|This article may be expanded with text translated from the corresponding article in the German Wikipedia. (March 2012)|
Atauro Island (also Ilha de Atauro, Ata'uro) is a small island situated 25km north of Dili, East Timor, on the extinct Wetar segment of the volcanic Inner Banda Arc, between the Indonesian islands of Alor and Wetar. Politically it comprises one of the subdistricts of the Dili District of East Timor. It is about 25 km long and 9 km wide, about 105 km² in area, and is inhabited by about 8,000 people. The nearest island is the Indonesian island of Liran, 12 km to the northeast.
The name means 'goat' in the local language, and it is also known as Kambing Island (Pulau Kambing) by the Indonesians (Kambing means 'goat' in Indonesian). It was so named because of the large number of goats kept there.
The island is separated into 5 districts, each surrounding a village: Biqueli and Beloi in the north, Macadade (formerly Anartutu) in the southwest, and Maquili and Vila Maumeta in the southeast. The largest town is Vila Maumeta. Other major towns include Pala, Uaroana, Arlo, Adara, and Berau. One bitumen road connects Vila Maumeta to Pala, with walking paths to the other villages on the island. In Indonesian times there was an airstrip, north of Vila Maumeta, but this is now unusable to fixed-wing aircraft (IATA designation: AUT (WPAT)).
Mt. Manucoco is the highest point at 999m above sea level. The ocean strait between Atauro and Timor drops 3500m below sea level; conversely, it is much shallower along the ridge leading to Wetar. Geologists from Melbourne University are working together with the East Timor Energy Minerals and Resources Directorate (EMRD) and the Polytechnical Institute of Dili to make the first geological map of the island, in part to improve the infrastructure of the island.
Atauro is a small and unstable island with a rugged landscape, frequented by landslides and a shortage of fresh water, especially during the drier months. Fresh water springs are present approximately 2km north of Berau, with minor reservoirs around Macadade, and the eastern slopes of Mt. Manucoco. Wells along the coast provide water of poor quality to most coastal townships. In 2004 Portugal funded a project to improve the availability of water and its distribution infrastructure but the island remains critically short of water.
Atauro has two distinct seasons - wet and dry. Vegetation consists of open Eucalyptus sp. woodland, representative of its Australasian affinities, on open slopes and hillsides commonly where limestones outcrop. Rainforest is present within valleys. The island has suffered from extensive clearing.
A ferry, the Nakroma, a gift from Germany, connects the island to the capital Dili, which takes about two hours. It can also be reached by fishermen's boats. Atauro is also being considered as a destination for eco-tourism, and its coral reefs are becoming known to scuba enthusiasts.

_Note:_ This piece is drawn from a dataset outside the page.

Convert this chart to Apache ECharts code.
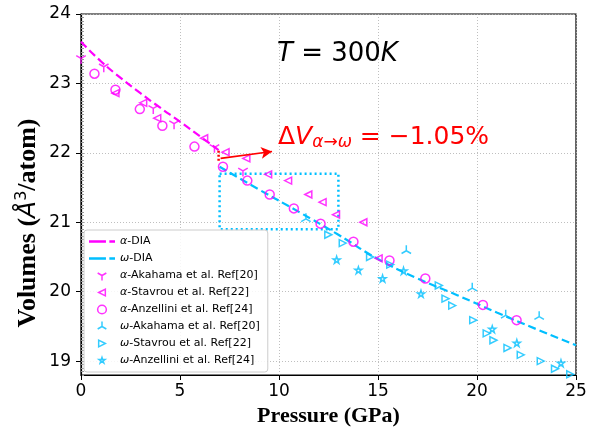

Atauro is unusual in East Timor because many of the northern inhabitants are Protestants, not Catholics. They were evangelized by a Dutch Calvinist mission from Alor in the early 20th century. There are also some Protestants among the southern population, as well.
- See also: History of East Timor
The Netherlands and Portugal agreed Atauro to be Portuguese in the treaty of Lisbon 1859, but the Portuguese flag was not raised before 1884, when there was an official ceremony. The inhabitants of Atauro did not start to pay taxes to Portugal before 1905. Atauro was used as a prison island soon after settlement by the Portuguese.
In Portuguese Timor, Atauro was organized as part of the Dili municipality, coinciding with modern Dili District. When East Timor became independent, there was a proposal to reorganize the districts and split off Atauro as an autonomous area. However, that has not been put into effect, and it remains a subdistrict of Dili District.
On August 11, 1975, when the UDT mounted a coup in a bid to halt the increasing popularity of Fretilin, the Portuguese Governor Mário Lemos Pires fled to Atauro, from where he later attempted to broker an agreement between the two groups. He was urged by Fretilin to return and resume the decolonisation process, but he insisted that he was awaiting instructions from the government in Lisbon, then increasingly uninterested. The chaos ultimately led to the Indonesian occupation. The island became part of independent East Timor on May 20, 2002.